Happy New Year. Right about now, if you’re anything like me, you’re pondering the efficacy and desirability of new years’ resolutions. And if you’re anything like me, and you’ve dabbled in such things in the past, you’ve got a spotty history of success.
There’s nothing magical about the 1-Jan flipping of the calendar, just as there’re no wrong times to turn over a new leaf. But then again there’s some strange comfort in numbers, in knowing that a few million others are resolving right alongside you. And maybe there is something magical about choosing that first day of the year to fix something or lose something or try something new. There are no wrong days for that, true enough, but there probably aren’t any better ones. Symbolically or otherwise.
Still, as I said, the record’s been spotty. That’s my history with resolutions, and I suspect I’m not alone in that.
I’m not entirely sure what my 2013 resolutions amounted to, so it’s difficult to give a progress report. I think I might have resolved to finish a new book sometime throughout the year; if so I’ll take a partial win on that—I completed a novella, at any rate. A pretty short one, actually, so maybe I should just claim a sliver of a win.
To the best of my recollection I didn’t resolve, a year ago, to make that one change so many people resolve to make—the one I’ve resolved to make plenty, on earlier January Firsts, then suffered that spotty follow-through. The phrasing of that resolution varies: get fit, shed pounds, take better care of myself. It’s all the same, though, and the people who pledge to give it a shot, sadly but statistically, have that same spotty likelihood of getting it done and keeping it done.
Statistics be damned, though. It can be done.
It wasn’t a resolution a year ago, but rather a conversation with my doctor in July, that changed things for me. It wasn’t the first time he’d raised the subject, and he’s got my eternal thanks for circling back to it. Family doctors, GPs, have a pretty thankless task in that regard. The majority of their patients need to lose weight. A goodly number of those don’t want to hear about it. At best, it’s an uncomfortable conversation for everyone involved.
The previous time he’d raised the subject I elicited his advice, nodded seriously, then went back to my bad, bad habits. The second time we talked, the problem was more acute. “So what do I need to do?” I asked.
“Carbs,” he said. “Show me someone with a weight problem and I’ll show you someone who has a problem with carbs.”
The other thing about GPs and family doctors is their rush for time. My doctor, lifesaver that he is, didn’t have time to life-coach me much beyond that single sentence. Which made it incumbent upon me to take the next steps—read, learn, then put into practice. I learned pretty quickly that no one should ever shun all carbohydrates. That would mean no fruits, no veggies. As it happened, those two things were to take starring roles in my new-and-improved menu. No, what had to go (or at least be reduced drastically) was refined carbs: anything made from refined flour or refined sugar. A lot of folks will ratchet that up to a “no white foods” rule, to include white potatoes and white rice.

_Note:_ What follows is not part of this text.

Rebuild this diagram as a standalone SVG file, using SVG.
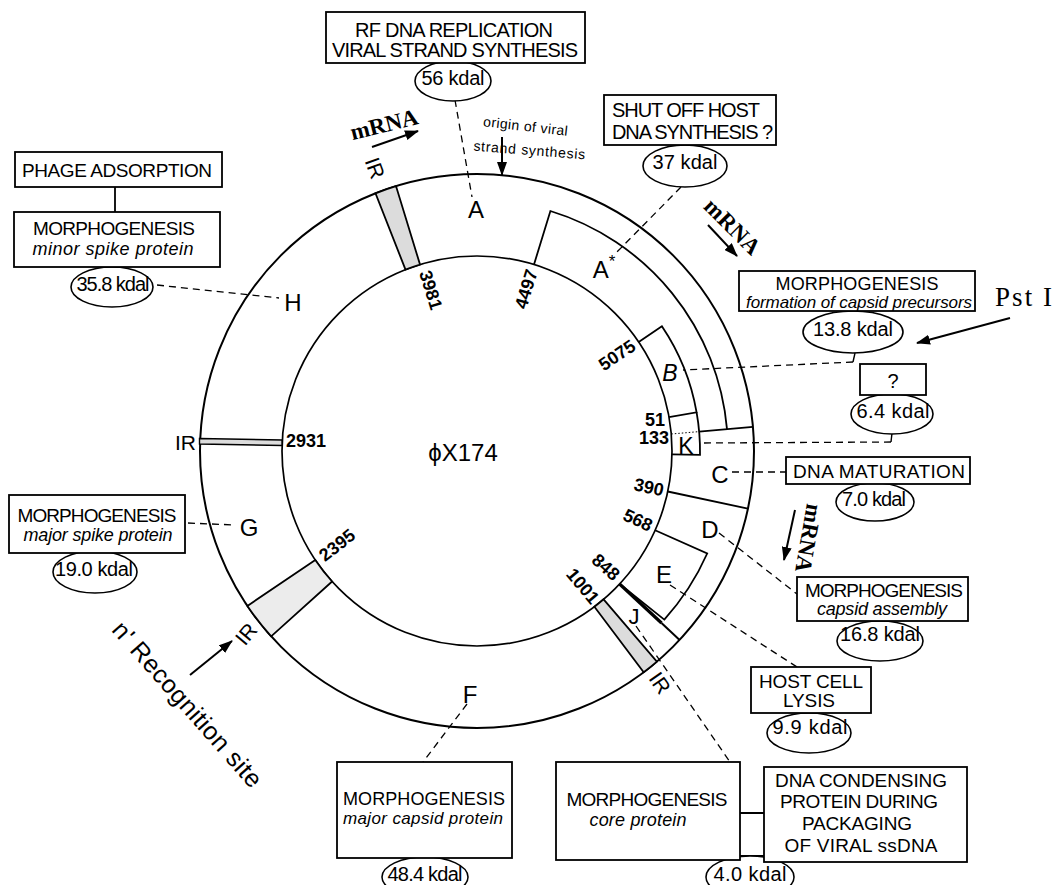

So, in a nutshell: no bread, no pastries, no pasta. No fast food and no sugar-crap-cola. Replace all that with good, fresh, unmeddled-with food, and drink mostly water. Commit to that 90% of the time (assuming you’re not a robot), allow a cheat day here and there, and don’t go ballistic on yourself if you backslide every once in a while.
Of course, my carb-centric formula isn’t the only way to go. We all know there are dozens of ways to do this. All of them can probably be reduced to: Eat better, eat less, exercise more.
Worst thing you can do, however you choose to do it, is to think short-term. To think “diet.” Sorry, but diet doesn’t cut it, because diets end. Only lifestyle changes pay the long-term dividends. You’ve got to commit to changing nothing less than your behavioral make-up. And to keeping it changed.
So. Six months gone, I’m down about forty pounds, and most of my old clothes kind of slide off me. I run roughly a 10K per week, and fiddle about with all sorts of other weight- and cardio-training. I like the spinach salad I have for lunch every day, and the baked fish or what have you for dinner. I miss bread so much I want to weep, so I occasionally cheat and have some. I’m my own coach, and my coach isn’t one of the mean ones. Rather lenient, actually, but the job still gets done.
My point is, it can be done. It’s not easy, and there truly are no shortcuts. There’s also no one who can do it for you. But it can be done.
I imagine the same can be said for anything else you might be resolving to do, or not do, in 2014.No matter what that might be, give it your best shot, and go easy on yourself if you fall a bit short. In fact, if you’re taking suggestions, maybe that’s the best all-purpose New Year’s resolution right there: “I resolve to try my best, as many times as it takes.”